Where rock pervaded the airwaves and tastes of the 20th century, our age has taken a funkier turn. Mining the seams of funk and soul as David Bowie did on ‘Young Americans.’ It’s that Bowie groove that O Emperor move to on the vocal-less Richard’s Dream. Where the bass drum emphasises its few, regular accents and the bass-line keeps a constant undercurrent flowing beneath the mercurial guitar work.
Michael Karoli’s guitar playing on ‘Tago Mago’ ventured off into the far realms of the cosmos but on Richard’s Dream, the guitar takes a fistful of the universe and brings it to this earth, cradling its ever-shifting form in its palms.
Japan’s whammy bar ducks and dives, calling to mind the adventurism of the mighty Stump, whose guitarist Chris Salmon’s mad, prankster-ish playing evoked images of mischief gods like Loki and Pan.

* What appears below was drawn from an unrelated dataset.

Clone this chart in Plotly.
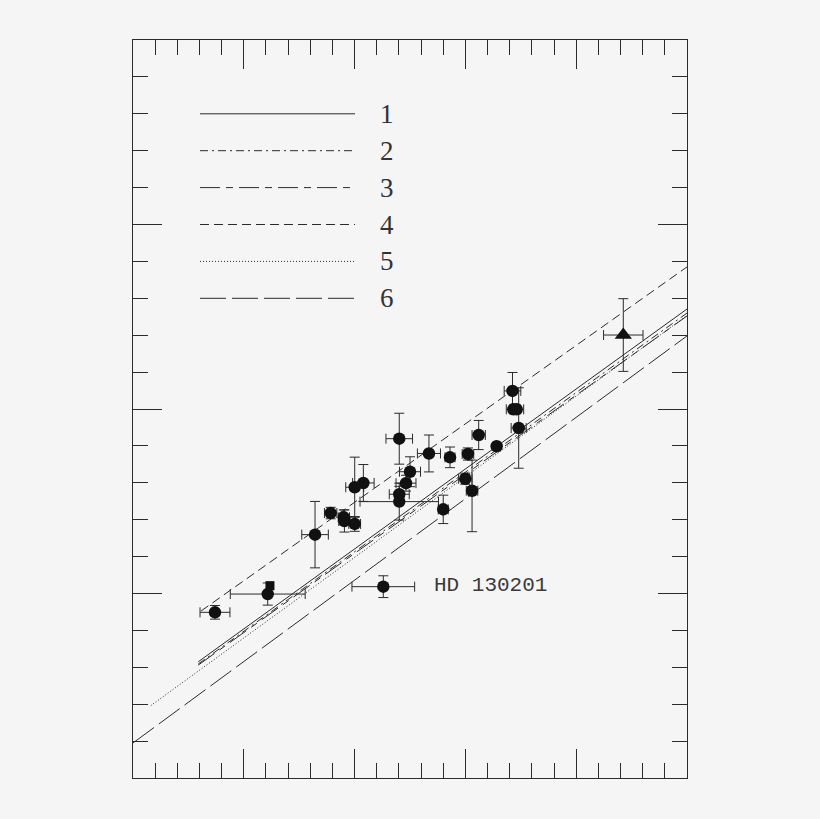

Japan’s vocal, however, is more textural than melodic.
It fulfils a similar, if less gibbering, role to Damo Suzuki’s in Can, where coherency and melodicism were eschewed in favour of laying down an extra inscrutable layer. Another stratum of musical geology that obscured the story beneath its rock.
Make It Rain, on the other hand, carries a more definite vocal, not unlike the voice of Alex Turner’s new cosmic-crooner persona, while, beneath its smoothness, the instruments dance a ritual – flickering and flitting like the end of a flame.
On the following track Chasin’ The Bang, a processed voice intones “I wanna groove with the backbeat”, invoking the spirit of Butthole Surfers’s vocalist Gibby Haynes. O Emperor then flip entirely and blast into a stab of fizzing, distorted lead guitar, once again reminiscent of the Surfers’s satirical take on rock n’ roll sanctities.
Effort carries a slightly dissonant piano line atop its bounce, while the vocals take on that aforementioned textural role, where, rather than dominate the portrait, they are simply a brushstroke, as equal as any of the other instruments and void of any diva-isms or theatrics.
On this record, O Emperor have acknowledged the rulebook but decided that it was a tome of suggestions, rather than requirements. The end result is an album that dares to be thrilling. For every hallowed piety, there should be a joke at its expense and that joke should be as valid, as worthwhile and as intelligent as its butt.
‘Jason’ is that joke. Short, sweet, and smart as the one-liners of Steven Wright or Mitch Hedberg. There is joy and there is craftsmanship in abundance.
The band could have simply waved but O Emperor have made their goodbye a statement, one that says that, no matter how high we build, we should never ascend above piss-pulling.